* Given request
Copy every line in which the string "this" occurs.

* Supplied material

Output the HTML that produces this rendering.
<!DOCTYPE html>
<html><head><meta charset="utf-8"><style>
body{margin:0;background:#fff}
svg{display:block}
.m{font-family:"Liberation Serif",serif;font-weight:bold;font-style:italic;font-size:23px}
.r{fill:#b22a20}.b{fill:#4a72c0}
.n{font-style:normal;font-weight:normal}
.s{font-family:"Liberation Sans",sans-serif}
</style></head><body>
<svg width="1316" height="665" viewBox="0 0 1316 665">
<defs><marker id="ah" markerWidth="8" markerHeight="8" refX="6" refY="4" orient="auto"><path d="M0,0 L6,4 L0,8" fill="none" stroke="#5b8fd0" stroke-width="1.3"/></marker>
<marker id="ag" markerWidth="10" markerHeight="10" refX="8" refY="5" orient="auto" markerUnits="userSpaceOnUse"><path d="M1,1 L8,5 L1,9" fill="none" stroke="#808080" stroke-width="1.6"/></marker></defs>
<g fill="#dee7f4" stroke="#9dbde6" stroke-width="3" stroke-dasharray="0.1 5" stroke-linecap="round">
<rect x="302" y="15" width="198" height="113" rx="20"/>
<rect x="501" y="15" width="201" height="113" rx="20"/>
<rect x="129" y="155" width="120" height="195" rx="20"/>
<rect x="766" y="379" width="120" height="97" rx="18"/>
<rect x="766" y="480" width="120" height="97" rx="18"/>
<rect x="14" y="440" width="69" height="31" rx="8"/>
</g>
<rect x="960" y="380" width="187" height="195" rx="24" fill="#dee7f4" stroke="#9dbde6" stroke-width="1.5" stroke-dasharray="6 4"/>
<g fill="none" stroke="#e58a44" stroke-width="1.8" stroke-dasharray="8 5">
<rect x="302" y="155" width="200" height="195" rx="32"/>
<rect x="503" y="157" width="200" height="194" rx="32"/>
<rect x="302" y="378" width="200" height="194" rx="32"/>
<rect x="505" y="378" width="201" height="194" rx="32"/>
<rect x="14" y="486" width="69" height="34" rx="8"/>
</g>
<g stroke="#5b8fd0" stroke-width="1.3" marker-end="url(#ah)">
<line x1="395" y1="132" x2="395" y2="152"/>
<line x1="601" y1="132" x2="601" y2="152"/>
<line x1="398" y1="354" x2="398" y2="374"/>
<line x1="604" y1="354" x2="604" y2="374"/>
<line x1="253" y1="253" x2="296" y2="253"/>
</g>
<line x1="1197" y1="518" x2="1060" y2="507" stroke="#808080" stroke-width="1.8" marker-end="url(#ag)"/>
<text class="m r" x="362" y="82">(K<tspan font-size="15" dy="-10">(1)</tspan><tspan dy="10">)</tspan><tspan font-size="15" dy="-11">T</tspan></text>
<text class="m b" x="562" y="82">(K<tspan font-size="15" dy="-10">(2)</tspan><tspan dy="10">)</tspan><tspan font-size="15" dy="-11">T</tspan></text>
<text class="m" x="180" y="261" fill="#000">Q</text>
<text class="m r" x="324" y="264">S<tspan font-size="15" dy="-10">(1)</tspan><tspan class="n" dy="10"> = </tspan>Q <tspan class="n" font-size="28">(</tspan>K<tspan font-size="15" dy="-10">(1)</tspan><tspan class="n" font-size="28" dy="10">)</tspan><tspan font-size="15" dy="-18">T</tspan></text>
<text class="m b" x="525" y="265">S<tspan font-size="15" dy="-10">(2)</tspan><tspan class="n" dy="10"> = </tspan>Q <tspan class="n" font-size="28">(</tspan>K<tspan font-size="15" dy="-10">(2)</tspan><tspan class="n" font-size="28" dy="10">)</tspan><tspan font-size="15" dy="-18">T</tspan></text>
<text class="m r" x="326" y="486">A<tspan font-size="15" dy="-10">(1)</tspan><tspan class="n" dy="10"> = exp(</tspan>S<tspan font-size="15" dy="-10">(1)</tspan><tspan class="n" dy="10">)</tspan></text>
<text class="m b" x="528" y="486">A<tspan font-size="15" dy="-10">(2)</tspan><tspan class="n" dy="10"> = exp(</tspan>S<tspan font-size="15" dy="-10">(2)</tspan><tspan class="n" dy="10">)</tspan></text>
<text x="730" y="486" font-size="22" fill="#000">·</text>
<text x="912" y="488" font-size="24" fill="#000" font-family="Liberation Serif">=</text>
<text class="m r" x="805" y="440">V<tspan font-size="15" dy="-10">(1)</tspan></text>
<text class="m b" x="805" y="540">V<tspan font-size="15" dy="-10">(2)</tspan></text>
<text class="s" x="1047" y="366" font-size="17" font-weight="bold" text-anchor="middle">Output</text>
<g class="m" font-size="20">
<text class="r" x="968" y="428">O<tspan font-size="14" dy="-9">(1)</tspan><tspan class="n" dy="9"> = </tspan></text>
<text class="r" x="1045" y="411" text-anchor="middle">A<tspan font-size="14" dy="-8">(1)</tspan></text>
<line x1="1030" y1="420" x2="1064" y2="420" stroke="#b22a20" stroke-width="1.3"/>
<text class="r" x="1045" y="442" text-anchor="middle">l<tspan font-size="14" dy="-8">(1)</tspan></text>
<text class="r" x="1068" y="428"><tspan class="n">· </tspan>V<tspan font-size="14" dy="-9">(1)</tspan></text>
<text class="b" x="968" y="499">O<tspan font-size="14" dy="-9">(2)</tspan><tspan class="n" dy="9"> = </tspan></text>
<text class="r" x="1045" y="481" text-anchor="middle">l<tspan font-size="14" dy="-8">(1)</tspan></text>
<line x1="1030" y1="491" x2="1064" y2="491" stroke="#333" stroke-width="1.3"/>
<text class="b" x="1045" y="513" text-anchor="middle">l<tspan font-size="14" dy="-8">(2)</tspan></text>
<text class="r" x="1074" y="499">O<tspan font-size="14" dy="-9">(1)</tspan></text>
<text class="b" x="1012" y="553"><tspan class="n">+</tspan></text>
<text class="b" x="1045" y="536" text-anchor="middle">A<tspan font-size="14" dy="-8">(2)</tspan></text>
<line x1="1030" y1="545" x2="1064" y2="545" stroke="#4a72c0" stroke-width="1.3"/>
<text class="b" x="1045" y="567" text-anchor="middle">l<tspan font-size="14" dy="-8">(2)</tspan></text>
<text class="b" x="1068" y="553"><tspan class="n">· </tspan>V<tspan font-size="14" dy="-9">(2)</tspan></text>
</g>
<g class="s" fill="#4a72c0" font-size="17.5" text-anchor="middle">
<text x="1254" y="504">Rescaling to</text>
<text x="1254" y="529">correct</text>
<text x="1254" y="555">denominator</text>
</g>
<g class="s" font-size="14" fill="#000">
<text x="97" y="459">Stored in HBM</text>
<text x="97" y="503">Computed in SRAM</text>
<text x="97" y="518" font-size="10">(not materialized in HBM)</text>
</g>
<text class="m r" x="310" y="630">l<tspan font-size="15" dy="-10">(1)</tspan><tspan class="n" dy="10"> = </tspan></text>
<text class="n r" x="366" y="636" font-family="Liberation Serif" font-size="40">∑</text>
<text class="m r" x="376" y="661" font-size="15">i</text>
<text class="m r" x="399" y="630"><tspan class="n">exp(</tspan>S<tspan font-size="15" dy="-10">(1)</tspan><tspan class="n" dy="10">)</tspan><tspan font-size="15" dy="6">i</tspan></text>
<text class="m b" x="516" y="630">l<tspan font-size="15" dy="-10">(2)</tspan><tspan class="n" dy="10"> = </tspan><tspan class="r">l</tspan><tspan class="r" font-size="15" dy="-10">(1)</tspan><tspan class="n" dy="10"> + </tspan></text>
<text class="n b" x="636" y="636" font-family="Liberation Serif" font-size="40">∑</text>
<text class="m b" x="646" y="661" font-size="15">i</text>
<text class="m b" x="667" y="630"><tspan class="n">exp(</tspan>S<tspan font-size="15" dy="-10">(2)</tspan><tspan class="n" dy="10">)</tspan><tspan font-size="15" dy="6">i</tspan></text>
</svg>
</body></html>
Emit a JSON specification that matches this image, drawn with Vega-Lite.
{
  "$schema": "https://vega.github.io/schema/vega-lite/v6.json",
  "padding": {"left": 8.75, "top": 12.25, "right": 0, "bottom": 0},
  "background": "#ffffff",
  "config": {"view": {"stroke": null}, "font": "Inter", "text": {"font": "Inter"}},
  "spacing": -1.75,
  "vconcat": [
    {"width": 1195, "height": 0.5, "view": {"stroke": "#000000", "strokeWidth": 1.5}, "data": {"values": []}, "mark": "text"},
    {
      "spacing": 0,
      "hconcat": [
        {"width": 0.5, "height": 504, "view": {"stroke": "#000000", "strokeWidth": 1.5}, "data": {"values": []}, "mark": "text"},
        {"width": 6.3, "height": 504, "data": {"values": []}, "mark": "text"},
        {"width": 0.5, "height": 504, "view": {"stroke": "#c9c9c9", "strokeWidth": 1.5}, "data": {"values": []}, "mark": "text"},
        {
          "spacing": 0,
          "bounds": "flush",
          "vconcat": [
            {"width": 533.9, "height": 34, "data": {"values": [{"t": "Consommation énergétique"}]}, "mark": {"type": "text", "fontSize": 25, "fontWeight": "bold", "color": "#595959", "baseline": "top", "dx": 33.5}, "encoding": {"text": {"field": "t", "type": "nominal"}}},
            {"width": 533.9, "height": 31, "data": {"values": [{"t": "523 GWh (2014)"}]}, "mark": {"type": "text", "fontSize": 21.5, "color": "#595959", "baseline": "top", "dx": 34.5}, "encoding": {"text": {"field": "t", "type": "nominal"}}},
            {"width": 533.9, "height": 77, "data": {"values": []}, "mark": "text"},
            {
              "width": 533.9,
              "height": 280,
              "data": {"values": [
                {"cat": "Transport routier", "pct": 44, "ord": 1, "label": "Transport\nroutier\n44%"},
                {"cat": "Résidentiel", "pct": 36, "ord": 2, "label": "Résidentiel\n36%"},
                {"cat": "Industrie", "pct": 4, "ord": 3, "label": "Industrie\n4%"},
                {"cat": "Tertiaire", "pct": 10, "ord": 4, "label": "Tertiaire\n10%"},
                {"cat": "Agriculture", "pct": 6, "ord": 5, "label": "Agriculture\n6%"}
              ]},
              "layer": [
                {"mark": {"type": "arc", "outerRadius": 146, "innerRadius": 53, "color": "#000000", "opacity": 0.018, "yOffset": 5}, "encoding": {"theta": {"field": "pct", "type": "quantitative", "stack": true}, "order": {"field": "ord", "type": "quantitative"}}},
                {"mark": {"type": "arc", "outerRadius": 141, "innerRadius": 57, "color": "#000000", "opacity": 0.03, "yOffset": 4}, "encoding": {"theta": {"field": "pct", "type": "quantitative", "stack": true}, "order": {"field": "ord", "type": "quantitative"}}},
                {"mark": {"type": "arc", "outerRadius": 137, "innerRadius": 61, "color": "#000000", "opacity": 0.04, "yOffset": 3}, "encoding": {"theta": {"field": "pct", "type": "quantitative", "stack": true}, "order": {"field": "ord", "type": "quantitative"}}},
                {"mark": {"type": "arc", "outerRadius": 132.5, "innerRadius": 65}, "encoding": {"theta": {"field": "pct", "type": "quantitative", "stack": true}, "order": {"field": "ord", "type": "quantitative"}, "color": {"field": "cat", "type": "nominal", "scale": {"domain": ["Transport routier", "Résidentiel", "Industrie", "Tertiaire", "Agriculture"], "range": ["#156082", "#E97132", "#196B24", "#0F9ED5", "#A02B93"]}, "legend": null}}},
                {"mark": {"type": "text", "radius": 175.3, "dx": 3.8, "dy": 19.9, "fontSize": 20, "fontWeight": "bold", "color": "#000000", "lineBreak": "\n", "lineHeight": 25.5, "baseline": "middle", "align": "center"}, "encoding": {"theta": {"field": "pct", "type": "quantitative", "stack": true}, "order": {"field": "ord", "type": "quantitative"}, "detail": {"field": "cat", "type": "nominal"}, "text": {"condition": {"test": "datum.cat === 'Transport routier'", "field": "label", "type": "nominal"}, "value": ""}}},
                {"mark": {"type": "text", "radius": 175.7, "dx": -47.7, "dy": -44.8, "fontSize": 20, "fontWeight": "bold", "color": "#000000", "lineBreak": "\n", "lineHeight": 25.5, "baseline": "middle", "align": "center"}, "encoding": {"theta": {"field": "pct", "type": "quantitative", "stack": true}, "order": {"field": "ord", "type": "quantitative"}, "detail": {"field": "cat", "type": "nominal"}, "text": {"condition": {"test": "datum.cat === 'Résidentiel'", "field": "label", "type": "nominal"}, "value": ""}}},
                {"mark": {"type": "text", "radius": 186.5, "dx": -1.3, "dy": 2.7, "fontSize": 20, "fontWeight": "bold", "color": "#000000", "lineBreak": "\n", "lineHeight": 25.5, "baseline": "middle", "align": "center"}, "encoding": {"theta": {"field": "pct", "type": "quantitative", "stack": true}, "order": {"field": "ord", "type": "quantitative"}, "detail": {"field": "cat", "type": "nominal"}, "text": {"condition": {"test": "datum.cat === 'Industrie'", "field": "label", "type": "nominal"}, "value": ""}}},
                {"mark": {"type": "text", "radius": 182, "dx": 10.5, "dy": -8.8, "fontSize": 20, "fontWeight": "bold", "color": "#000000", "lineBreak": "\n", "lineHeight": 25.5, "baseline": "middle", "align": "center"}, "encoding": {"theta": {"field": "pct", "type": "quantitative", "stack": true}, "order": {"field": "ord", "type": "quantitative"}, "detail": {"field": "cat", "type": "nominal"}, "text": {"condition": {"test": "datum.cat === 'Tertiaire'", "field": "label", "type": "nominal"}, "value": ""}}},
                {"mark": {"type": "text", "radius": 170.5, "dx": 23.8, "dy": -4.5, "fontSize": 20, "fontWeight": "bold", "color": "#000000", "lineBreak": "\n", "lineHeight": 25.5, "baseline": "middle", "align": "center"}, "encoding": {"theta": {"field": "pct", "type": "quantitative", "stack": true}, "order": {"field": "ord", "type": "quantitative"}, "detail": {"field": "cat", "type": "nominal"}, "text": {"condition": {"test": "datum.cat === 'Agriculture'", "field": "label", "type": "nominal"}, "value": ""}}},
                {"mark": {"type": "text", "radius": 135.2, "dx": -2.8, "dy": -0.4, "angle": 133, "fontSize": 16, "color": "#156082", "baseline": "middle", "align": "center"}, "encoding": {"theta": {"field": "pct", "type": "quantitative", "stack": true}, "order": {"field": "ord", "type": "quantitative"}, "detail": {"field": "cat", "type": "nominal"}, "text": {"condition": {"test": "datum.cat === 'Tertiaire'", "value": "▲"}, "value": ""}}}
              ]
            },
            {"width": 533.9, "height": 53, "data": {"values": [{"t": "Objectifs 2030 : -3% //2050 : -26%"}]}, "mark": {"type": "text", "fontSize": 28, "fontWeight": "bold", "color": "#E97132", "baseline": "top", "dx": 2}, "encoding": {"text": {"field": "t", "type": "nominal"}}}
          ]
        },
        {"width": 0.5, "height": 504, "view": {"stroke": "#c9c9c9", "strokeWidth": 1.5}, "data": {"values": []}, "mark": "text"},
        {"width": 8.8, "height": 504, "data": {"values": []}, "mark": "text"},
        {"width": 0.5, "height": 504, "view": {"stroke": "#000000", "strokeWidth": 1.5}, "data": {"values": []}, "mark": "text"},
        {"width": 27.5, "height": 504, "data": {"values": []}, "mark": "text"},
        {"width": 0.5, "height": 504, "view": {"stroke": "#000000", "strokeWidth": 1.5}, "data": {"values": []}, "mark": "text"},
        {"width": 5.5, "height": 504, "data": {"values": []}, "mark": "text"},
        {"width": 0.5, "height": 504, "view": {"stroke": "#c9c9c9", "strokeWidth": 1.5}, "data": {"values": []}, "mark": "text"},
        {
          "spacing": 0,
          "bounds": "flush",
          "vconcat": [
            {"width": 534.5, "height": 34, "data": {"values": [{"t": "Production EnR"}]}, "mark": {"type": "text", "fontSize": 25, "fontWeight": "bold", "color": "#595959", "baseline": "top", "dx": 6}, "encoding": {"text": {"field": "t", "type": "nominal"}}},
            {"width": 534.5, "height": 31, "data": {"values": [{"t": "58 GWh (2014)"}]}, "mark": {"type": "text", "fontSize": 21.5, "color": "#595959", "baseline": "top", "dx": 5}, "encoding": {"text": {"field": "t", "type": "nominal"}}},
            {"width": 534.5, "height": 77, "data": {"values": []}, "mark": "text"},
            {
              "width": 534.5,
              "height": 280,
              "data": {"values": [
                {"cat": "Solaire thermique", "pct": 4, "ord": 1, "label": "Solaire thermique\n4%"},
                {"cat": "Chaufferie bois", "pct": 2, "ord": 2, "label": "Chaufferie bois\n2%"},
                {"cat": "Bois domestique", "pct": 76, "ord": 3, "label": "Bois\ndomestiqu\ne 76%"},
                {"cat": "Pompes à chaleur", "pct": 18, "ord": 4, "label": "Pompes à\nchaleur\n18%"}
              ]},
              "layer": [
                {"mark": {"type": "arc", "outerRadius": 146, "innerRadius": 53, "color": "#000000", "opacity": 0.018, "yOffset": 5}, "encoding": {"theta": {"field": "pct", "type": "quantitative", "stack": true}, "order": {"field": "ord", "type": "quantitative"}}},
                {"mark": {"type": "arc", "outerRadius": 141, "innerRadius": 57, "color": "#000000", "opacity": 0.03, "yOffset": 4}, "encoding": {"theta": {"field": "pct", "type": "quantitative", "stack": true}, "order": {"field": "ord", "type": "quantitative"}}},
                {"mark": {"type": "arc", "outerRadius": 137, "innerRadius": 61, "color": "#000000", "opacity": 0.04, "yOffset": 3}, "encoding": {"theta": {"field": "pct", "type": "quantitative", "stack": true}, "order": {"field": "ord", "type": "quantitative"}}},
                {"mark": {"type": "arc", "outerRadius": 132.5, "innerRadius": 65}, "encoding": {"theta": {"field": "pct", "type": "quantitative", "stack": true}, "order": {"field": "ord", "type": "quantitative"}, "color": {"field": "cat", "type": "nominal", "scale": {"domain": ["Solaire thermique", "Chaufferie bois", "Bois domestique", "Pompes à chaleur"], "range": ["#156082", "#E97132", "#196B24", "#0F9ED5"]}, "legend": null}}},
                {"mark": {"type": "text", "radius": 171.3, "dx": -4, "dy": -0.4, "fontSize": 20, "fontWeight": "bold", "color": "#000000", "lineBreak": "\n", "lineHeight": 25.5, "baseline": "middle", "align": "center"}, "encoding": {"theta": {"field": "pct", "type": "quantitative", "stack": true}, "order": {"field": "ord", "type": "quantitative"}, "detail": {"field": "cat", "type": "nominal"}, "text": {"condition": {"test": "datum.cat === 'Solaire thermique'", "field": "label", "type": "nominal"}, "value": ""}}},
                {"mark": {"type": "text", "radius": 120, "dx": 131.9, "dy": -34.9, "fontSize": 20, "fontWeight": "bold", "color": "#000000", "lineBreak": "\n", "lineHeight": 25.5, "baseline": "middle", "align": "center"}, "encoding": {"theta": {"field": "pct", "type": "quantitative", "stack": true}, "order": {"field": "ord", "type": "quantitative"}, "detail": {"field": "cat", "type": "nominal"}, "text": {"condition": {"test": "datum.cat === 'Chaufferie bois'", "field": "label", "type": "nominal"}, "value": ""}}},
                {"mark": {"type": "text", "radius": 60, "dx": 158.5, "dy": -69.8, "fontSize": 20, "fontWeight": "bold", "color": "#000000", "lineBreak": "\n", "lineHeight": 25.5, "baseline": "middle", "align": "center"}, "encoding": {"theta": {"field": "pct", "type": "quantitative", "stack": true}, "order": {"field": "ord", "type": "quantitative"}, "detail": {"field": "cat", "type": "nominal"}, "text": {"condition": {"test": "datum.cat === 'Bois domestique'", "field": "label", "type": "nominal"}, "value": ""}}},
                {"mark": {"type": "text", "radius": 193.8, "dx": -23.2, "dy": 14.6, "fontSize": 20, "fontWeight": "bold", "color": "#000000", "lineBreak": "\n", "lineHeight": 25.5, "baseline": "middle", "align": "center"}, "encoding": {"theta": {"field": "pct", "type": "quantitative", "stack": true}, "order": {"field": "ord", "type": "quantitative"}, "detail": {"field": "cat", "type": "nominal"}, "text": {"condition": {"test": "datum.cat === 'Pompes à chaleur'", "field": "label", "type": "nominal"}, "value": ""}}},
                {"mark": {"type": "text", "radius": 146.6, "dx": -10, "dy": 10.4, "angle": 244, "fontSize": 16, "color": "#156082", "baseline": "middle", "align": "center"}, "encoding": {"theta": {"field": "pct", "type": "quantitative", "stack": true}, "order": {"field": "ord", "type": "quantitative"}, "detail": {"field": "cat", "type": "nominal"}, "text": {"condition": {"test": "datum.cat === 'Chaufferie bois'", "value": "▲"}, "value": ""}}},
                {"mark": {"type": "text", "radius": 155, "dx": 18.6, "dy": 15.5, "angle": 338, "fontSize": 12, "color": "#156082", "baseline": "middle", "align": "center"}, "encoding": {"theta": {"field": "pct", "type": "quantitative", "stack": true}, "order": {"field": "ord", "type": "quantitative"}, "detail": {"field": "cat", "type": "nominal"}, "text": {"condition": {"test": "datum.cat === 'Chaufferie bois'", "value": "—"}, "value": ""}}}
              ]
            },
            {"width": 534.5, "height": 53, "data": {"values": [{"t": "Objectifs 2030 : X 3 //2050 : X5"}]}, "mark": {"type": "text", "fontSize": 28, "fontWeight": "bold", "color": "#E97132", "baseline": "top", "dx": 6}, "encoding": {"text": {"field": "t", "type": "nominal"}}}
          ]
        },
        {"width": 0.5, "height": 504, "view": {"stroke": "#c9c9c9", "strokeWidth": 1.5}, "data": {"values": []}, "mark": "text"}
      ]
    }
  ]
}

* Exercise answer
Output the HTML that produces this rendering.
Emit a JSON specification that matches this image, drawn with Vega-Lite.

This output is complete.